▶ **Given instruction**
Go through the listing and copy each line with the string "code".

━━━ Source data ━━━

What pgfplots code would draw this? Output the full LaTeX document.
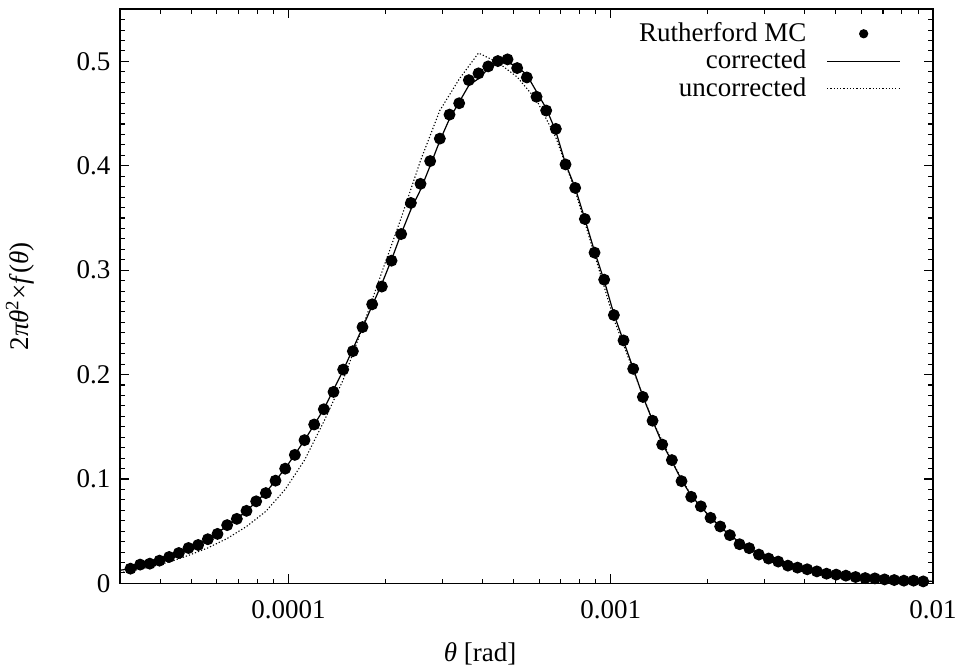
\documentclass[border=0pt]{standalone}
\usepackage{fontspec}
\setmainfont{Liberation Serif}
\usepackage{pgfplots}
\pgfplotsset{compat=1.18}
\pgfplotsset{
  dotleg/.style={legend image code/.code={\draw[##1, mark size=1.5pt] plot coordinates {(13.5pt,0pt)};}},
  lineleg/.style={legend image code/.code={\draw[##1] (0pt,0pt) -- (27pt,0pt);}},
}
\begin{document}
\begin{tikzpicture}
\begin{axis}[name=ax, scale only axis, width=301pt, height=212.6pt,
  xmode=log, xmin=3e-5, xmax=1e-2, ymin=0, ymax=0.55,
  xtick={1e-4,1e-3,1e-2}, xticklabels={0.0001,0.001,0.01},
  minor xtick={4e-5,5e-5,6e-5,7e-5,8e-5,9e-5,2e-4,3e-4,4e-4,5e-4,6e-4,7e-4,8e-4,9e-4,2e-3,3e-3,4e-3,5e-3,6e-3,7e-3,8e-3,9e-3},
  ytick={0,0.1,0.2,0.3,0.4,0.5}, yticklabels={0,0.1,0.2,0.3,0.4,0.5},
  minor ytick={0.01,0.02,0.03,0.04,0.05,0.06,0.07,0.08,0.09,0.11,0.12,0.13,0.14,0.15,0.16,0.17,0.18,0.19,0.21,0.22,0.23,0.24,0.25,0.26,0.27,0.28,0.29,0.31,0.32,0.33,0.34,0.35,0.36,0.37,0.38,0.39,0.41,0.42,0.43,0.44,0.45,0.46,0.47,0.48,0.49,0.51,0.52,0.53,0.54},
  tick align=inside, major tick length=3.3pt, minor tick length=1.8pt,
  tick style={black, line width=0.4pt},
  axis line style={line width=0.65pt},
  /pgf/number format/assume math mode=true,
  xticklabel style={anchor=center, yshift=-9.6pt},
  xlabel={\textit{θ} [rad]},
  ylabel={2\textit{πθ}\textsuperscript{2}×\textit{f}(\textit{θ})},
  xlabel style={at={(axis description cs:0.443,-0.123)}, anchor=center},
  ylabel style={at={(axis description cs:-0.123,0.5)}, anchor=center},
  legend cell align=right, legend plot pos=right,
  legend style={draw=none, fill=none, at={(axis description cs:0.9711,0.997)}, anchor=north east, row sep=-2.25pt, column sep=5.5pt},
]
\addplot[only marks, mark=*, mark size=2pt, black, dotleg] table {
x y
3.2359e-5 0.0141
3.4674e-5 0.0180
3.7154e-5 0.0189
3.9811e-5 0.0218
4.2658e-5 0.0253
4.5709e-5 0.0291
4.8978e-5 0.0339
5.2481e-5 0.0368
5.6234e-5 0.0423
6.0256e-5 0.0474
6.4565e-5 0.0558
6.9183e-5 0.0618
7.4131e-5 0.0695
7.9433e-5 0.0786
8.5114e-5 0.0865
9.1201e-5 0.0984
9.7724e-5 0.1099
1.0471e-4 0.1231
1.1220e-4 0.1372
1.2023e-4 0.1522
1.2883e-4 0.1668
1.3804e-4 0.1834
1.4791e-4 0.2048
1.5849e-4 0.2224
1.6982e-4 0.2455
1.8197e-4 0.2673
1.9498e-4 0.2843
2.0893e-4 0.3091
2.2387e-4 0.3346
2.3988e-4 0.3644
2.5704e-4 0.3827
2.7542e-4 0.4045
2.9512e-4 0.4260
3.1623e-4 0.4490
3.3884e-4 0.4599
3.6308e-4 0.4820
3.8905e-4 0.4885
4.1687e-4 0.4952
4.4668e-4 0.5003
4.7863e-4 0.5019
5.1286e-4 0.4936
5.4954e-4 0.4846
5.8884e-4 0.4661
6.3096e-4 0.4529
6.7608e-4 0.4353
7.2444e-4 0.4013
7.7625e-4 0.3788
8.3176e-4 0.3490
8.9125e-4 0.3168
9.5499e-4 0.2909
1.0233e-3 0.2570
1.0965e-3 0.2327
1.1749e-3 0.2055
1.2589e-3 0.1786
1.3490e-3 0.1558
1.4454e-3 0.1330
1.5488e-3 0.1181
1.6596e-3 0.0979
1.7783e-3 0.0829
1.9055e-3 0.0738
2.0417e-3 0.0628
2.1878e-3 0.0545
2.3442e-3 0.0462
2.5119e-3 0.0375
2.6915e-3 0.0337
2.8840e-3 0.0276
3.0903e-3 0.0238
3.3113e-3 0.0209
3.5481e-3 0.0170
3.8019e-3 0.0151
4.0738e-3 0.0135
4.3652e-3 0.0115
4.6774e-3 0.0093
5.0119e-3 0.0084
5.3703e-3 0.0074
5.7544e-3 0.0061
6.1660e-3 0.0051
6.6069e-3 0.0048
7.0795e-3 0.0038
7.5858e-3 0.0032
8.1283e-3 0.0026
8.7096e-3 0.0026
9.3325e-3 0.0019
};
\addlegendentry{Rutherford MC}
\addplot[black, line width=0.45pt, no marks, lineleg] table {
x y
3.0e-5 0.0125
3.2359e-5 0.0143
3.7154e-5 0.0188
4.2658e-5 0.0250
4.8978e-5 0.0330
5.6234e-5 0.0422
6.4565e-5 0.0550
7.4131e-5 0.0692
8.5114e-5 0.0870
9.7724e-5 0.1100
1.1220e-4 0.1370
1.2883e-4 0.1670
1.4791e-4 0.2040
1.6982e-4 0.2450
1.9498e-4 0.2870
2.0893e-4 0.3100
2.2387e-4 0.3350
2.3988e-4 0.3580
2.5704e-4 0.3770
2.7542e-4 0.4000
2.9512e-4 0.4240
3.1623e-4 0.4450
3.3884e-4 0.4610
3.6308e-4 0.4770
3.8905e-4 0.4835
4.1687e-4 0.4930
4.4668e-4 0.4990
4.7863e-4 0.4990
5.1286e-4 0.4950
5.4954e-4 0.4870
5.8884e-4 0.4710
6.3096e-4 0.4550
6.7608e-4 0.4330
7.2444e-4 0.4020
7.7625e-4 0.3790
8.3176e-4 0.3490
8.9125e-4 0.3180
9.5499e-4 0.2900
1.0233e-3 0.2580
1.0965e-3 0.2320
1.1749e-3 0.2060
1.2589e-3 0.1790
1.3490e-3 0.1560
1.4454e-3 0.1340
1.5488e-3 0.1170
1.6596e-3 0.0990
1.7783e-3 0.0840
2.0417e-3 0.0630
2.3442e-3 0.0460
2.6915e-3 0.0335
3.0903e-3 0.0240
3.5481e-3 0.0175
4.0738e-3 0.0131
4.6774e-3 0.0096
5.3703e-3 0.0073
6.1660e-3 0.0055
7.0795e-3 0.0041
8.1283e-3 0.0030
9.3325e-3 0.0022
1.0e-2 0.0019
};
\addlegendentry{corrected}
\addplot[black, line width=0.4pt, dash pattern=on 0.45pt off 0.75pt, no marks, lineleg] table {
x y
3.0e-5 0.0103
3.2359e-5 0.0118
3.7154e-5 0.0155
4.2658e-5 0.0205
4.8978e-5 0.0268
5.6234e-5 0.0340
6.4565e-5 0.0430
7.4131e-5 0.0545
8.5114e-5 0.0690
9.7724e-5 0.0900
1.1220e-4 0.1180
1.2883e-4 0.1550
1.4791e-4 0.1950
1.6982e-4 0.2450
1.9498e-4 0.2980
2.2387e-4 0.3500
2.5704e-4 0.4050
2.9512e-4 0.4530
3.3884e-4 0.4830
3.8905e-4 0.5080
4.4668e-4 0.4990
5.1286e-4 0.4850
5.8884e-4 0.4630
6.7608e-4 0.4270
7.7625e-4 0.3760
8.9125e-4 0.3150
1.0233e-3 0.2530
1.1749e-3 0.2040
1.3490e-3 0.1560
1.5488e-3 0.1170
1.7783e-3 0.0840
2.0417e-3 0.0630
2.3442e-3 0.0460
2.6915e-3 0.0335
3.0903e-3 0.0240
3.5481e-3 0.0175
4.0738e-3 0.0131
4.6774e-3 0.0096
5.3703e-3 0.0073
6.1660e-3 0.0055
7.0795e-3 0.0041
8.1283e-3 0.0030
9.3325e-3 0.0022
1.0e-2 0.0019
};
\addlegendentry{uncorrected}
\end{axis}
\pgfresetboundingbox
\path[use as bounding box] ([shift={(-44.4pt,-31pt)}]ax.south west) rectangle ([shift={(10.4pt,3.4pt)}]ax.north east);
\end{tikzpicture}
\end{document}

━━━

▶ **Written answer**
What pgfplots code would draw this? Output the full LaTeX document.
  dotleg/.style={legend image code/.code={\draw[##1, mark size=1.5pt] plot coordinates {(13.5pt,0pt)};}},
  lineleg/.style={legend image code/.code={\draw[##1] (0pt,0pt) -- (27pt,0pt);}},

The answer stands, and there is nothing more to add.